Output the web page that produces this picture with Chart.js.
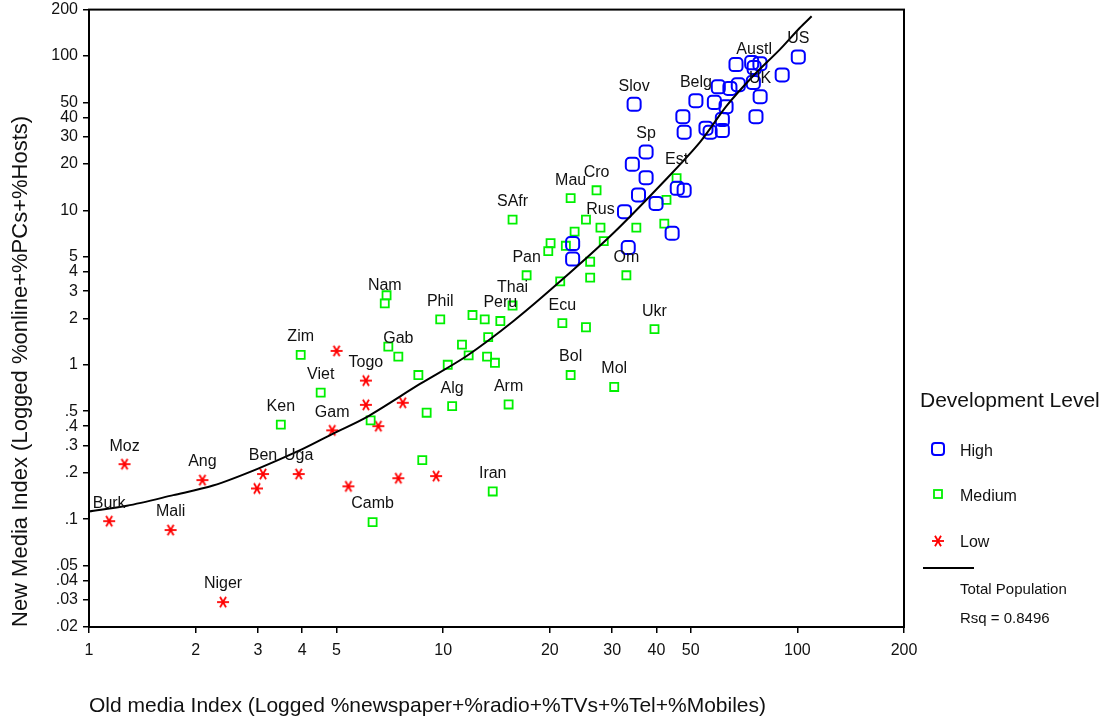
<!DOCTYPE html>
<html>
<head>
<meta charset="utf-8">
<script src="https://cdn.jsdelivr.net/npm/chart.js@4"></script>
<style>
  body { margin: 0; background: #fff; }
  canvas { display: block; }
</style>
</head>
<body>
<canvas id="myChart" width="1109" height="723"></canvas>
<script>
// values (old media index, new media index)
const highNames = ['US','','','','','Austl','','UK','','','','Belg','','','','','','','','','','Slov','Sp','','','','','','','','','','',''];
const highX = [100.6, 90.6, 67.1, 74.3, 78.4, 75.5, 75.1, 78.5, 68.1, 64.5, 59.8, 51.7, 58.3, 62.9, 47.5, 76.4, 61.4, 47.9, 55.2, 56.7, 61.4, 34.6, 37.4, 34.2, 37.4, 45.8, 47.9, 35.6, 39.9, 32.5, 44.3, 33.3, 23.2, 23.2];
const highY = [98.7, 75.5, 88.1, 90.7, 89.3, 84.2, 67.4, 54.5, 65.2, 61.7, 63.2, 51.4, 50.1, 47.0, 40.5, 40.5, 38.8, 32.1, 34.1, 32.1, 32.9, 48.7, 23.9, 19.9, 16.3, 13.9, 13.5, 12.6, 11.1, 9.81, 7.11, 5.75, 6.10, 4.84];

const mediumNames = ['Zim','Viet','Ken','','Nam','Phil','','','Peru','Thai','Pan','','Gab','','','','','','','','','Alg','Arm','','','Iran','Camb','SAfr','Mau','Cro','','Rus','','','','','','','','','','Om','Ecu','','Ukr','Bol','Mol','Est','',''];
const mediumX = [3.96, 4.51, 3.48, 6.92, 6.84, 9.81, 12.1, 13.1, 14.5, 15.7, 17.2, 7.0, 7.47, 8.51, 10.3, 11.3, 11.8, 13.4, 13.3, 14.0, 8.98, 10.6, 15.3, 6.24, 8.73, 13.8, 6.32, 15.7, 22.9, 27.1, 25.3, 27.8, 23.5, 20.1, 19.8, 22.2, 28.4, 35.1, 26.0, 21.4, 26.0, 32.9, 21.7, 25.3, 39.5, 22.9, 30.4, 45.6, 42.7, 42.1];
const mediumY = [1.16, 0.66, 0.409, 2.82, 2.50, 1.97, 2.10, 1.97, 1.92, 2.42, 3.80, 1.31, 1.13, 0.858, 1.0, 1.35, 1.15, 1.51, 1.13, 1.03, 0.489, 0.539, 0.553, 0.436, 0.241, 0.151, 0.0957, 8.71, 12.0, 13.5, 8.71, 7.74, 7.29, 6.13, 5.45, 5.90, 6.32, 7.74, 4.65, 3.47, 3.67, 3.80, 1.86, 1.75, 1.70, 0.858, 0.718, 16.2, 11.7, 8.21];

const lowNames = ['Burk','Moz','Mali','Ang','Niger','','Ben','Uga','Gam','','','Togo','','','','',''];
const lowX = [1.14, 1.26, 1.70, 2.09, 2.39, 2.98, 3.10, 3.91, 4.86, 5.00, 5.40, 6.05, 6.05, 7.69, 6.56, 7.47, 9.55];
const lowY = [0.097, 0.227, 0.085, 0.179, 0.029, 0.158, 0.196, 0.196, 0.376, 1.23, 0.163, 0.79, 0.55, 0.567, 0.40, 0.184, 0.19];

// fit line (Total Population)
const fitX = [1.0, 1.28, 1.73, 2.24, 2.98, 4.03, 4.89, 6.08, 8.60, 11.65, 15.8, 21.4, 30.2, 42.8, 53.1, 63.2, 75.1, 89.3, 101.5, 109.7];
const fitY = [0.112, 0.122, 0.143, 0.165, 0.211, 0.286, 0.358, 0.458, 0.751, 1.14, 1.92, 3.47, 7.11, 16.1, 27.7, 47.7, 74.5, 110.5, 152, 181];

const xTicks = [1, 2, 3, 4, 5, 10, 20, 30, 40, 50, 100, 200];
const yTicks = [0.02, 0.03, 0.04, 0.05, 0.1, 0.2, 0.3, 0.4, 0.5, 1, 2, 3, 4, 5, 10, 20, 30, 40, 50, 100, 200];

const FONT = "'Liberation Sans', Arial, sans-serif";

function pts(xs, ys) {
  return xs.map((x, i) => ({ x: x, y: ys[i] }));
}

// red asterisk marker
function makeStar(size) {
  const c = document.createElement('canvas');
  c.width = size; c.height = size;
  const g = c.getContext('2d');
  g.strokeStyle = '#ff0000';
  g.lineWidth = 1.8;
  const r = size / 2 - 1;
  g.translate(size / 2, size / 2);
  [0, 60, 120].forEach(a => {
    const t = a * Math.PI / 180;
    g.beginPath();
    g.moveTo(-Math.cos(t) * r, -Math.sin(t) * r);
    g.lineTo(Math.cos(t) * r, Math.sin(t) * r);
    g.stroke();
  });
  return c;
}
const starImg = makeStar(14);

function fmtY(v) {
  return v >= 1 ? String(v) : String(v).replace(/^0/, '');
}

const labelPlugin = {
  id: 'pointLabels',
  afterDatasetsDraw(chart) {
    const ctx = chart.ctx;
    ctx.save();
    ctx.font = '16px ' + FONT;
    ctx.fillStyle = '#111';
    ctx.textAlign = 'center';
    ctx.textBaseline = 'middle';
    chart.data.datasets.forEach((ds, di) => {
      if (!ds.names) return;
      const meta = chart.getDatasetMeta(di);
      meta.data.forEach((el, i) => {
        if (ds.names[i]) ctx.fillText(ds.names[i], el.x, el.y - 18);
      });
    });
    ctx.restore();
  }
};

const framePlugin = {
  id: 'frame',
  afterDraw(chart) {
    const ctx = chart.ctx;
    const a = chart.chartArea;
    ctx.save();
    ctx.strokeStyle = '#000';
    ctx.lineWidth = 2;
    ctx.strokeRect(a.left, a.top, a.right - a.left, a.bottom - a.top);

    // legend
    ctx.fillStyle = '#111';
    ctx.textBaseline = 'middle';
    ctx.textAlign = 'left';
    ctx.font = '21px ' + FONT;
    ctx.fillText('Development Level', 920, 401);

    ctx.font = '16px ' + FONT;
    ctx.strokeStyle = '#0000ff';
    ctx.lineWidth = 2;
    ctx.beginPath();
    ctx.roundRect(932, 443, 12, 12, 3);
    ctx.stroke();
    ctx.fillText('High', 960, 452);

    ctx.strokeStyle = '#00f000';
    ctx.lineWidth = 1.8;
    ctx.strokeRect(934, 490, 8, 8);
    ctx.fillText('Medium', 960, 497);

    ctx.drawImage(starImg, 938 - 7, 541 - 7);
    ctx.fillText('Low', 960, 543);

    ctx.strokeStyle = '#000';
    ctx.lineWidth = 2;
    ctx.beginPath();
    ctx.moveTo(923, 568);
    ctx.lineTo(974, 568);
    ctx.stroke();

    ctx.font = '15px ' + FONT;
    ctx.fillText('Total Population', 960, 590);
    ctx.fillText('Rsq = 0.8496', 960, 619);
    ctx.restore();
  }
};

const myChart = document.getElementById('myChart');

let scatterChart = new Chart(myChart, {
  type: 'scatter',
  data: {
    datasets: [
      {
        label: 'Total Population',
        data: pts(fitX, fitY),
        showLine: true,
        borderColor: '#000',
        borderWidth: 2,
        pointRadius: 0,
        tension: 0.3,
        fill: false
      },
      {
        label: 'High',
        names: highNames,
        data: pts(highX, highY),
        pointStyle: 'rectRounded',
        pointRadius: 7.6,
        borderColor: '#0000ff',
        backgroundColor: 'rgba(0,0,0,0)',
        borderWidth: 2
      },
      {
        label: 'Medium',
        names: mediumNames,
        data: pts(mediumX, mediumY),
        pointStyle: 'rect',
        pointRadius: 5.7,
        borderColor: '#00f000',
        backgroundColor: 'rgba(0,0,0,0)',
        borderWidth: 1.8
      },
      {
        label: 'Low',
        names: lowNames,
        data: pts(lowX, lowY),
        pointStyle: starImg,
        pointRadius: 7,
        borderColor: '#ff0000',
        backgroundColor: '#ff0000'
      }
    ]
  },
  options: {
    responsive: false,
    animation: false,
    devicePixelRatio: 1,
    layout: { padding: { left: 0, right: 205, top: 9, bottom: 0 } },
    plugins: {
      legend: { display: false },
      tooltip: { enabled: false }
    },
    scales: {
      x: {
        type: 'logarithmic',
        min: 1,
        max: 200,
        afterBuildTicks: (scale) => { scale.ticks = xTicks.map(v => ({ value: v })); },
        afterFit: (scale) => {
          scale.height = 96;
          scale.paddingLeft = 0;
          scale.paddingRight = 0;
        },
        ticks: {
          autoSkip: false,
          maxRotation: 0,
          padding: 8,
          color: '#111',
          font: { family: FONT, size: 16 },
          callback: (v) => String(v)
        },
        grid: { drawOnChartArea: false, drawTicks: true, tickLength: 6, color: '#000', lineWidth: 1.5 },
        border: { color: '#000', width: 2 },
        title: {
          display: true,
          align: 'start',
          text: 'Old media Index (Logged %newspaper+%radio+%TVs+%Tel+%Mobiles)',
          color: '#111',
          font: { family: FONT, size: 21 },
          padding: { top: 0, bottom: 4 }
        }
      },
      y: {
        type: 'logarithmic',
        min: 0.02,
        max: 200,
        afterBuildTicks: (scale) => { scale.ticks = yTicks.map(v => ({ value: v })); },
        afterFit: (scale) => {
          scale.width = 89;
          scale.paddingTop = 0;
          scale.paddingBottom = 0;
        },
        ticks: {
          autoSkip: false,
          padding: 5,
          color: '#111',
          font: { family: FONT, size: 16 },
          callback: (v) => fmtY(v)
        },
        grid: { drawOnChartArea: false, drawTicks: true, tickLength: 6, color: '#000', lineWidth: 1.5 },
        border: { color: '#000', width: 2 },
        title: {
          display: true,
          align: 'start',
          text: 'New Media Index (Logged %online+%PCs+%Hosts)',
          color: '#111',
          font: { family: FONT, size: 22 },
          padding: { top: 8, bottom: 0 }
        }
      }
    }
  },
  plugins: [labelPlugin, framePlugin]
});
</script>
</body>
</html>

————

#### PROBLEM DETAILS
Repeat, with no pictures, each line from the beginning of the data through the line containing "5.75, 6.10, 4.84];", inclusive.

#### ANSWER TO THE TASK
Output the web page that produces this picture with Chart.js.
<!DOCTYPE html>
<html>
<head>
<meta charset="utf-8">
<script src="https://cdn.jsdelivr.net/npm/chart.js@4"></script>
<style>
  body { margin: 0; background: #fff; }
  canvas { display: block; }
</style>
</head>
<body>
<canvas id="myChart" width="1109" height="723"></canvas>
<script>
// values (old media index, new media index)
const highNames = ['US','','','','','Austl','','UK','','','','Belg','','','','','','','','','','Slov','Sp','','','','','','','','','','',''];
const highX = [100.6, 90.6, 67.1, 74.3, 78.4, 75.5, 75.1, 78.5, 68.1, 64.5, 59.8, 51.7, 58.3, 62.9, 47.5, 76.4, 61.4, 47.9, 55.2, 56.7, 61.4, 34.6, 37.4, 34.2, 37.4, 45.8, 47.9, 35.6, 39.9, 32.5, 44.3, 33.3, 23.2, 23.2];
const highY = [98.7, 75.5, 88.1, 90.7, 89.3, 84.2, 67.4, 54.5, 65.2, 61.7, 63.2, 51.4, 50.1, 47.0, 40.5, 40.5, 38.8, 32.1, 34.1, 32.1, 32.9, 48.7, 23.9, 19.9, 16.3, 13.9, 13.5, 12.6, 11.1, 9.81, 7.11, 5.75, 6.10, 4.84];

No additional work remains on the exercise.